◆ Supplied data
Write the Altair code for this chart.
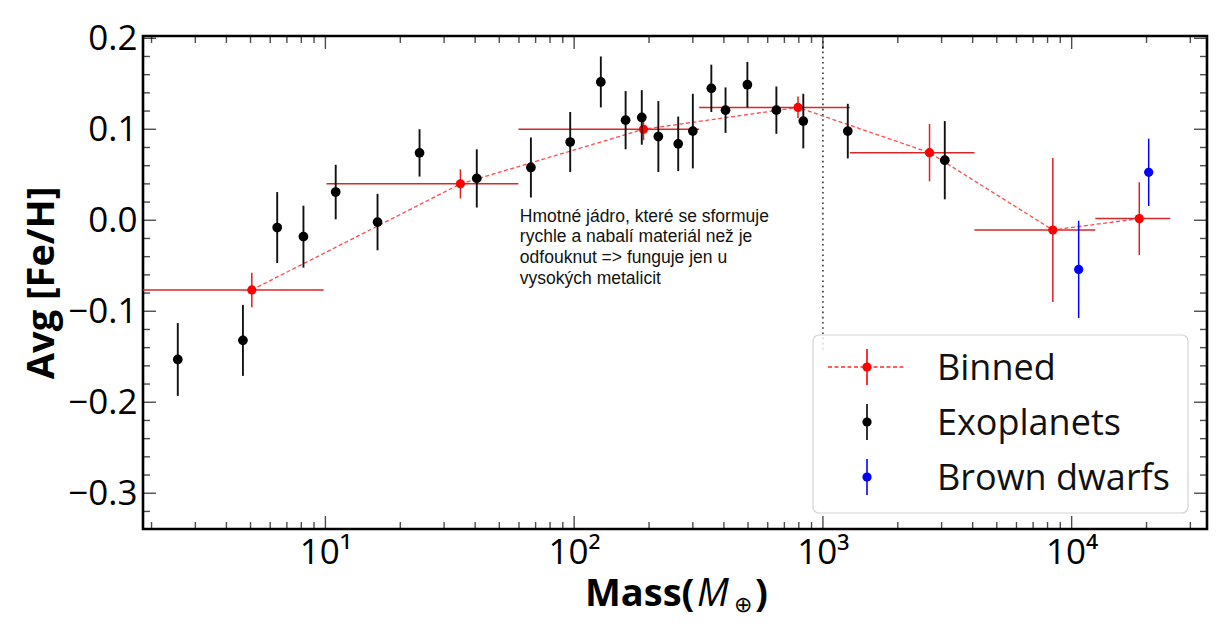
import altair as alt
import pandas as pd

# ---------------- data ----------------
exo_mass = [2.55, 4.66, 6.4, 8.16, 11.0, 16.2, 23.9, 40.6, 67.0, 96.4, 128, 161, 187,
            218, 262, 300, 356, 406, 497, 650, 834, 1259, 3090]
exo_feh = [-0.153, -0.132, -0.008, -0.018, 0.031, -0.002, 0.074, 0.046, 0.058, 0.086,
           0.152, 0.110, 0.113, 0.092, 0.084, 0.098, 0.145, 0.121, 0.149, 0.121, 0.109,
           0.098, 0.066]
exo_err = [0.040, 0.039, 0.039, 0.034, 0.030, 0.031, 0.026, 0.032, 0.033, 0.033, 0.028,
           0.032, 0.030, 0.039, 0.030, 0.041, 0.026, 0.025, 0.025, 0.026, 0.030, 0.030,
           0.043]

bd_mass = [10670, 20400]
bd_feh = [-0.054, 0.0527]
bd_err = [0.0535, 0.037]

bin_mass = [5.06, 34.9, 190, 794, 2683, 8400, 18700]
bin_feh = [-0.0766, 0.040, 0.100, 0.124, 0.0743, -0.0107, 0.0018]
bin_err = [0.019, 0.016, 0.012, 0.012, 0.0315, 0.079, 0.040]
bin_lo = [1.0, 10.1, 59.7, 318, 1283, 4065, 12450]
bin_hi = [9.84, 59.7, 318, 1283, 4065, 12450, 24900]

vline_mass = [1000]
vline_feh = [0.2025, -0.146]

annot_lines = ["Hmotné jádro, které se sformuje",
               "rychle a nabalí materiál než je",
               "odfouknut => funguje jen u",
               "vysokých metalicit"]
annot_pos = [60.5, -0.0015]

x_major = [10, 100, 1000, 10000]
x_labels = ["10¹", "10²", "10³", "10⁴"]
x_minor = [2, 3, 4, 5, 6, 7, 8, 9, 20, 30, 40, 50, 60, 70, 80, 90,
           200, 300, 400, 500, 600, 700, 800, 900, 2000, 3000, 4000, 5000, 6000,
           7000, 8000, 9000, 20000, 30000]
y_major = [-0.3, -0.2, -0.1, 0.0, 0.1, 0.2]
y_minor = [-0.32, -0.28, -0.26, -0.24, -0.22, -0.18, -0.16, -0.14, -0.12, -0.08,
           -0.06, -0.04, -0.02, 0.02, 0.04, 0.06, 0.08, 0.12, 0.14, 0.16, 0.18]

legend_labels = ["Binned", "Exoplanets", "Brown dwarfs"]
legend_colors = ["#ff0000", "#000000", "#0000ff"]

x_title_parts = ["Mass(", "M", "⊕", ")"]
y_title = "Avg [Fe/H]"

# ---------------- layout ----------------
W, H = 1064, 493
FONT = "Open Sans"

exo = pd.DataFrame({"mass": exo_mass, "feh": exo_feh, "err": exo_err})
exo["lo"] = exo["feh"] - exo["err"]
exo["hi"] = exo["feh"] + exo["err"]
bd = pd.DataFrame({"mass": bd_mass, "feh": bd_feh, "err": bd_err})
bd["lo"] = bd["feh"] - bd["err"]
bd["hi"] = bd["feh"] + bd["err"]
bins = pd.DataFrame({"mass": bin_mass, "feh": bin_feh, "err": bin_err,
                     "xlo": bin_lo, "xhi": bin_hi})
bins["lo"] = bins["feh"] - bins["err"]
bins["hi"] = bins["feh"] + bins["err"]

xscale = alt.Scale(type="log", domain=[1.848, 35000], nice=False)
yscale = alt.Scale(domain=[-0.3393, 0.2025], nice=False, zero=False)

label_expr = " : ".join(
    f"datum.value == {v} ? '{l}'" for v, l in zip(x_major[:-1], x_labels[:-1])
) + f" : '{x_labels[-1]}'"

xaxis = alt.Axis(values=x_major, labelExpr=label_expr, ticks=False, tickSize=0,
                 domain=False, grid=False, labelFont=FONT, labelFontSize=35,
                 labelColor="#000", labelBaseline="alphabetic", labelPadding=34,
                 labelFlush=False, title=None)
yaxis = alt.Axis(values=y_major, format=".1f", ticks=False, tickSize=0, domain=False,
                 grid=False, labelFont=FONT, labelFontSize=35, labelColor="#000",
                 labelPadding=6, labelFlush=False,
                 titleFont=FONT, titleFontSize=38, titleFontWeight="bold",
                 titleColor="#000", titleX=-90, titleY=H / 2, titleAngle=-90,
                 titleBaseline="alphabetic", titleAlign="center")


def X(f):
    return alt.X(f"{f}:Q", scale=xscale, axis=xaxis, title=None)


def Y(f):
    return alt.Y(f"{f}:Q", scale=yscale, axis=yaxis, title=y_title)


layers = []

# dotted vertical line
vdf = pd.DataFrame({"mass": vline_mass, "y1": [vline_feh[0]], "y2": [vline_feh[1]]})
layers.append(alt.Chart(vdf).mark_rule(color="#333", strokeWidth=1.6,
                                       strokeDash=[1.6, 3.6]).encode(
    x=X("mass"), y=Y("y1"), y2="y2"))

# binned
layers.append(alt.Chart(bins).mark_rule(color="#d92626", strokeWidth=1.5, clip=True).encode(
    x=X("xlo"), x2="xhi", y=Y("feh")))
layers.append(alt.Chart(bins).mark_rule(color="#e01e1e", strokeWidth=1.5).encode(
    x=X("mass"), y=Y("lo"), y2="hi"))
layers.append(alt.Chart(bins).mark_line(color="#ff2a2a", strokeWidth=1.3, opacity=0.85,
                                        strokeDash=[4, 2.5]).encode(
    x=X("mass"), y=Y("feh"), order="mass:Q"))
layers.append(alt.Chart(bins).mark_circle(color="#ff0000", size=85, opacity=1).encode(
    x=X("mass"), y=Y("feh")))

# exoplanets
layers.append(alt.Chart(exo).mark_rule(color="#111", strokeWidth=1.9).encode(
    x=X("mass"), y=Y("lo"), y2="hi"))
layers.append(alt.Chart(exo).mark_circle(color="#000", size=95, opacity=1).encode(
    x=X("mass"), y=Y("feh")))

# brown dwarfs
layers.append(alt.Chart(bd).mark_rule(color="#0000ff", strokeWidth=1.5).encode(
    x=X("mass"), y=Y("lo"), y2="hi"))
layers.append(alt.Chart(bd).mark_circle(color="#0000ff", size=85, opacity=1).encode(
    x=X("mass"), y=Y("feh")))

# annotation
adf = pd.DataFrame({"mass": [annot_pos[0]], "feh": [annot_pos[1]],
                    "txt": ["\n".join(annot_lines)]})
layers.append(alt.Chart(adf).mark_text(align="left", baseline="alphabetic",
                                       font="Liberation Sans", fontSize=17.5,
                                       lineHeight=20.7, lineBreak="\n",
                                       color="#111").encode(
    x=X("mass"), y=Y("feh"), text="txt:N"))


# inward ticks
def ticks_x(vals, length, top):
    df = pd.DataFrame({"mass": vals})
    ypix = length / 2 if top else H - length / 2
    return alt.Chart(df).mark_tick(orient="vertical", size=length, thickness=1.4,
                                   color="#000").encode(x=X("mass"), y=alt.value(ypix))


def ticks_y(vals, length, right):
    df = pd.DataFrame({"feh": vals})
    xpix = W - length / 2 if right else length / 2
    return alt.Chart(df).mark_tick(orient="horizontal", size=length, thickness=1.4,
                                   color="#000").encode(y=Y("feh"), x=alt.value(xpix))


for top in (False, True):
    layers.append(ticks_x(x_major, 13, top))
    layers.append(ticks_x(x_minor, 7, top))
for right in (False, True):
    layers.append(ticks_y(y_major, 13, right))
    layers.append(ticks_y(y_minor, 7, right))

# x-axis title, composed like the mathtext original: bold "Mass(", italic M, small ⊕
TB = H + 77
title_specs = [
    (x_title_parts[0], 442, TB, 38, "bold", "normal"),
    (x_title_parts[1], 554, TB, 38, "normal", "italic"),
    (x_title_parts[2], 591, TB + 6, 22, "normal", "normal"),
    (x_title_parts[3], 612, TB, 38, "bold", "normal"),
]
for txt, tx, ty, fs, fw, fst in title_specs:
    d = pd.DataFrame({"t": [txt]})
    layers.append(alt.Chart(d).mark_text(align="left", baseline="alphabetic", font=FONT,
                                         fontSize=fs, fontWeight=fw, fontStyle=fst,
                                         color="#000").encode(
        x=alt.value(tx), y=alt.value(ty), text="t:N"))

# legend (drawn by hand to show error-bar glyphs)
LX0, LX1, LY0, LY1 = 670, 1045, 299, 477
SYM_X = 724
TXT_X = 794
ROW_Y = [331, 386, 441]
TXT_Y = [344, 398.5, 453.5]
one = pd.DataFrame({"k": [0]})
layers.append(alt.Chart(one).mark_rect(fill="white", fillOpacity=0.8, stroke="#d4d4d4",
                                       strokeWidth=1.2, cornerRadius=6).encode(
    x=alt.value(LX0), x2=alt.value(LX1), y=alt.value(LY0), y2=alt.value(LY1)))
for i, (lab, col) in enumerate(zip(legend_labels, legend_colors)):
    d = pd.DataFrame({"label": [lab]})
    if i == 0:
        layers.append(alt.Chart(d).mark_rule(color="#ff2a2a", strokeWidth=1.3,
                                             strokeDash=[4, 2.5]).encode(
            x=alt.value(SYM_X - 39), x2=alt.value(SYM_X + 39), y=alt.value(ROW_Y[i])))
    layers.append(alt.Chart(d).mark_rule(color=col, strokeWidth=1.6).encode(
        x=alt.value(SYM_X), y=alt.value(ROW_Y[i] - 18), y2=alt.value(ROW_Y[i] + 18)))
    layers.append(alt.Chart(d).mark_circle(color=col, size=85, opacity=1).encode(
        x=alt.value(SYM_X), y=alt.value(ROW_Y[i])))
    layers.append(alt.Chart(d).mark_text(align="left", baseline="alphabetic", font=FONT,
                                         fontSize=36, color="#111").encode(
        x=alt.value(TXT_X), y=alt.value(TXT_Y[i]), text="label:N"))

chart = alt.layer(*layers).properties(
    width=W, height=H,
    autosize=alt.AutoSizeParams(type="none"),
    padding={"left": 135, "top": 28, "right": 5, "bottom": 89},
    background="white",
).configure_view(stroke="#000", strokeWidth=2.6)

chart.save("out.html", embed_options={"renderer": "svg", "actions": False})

◆ Objective
Everything from the top line of the data down to and including the line with "import pandas as pd" is to be copied, except the pictures.

◆ Exercise result
Write the Altair code for this chart.
import altair as alt
import pandas as pd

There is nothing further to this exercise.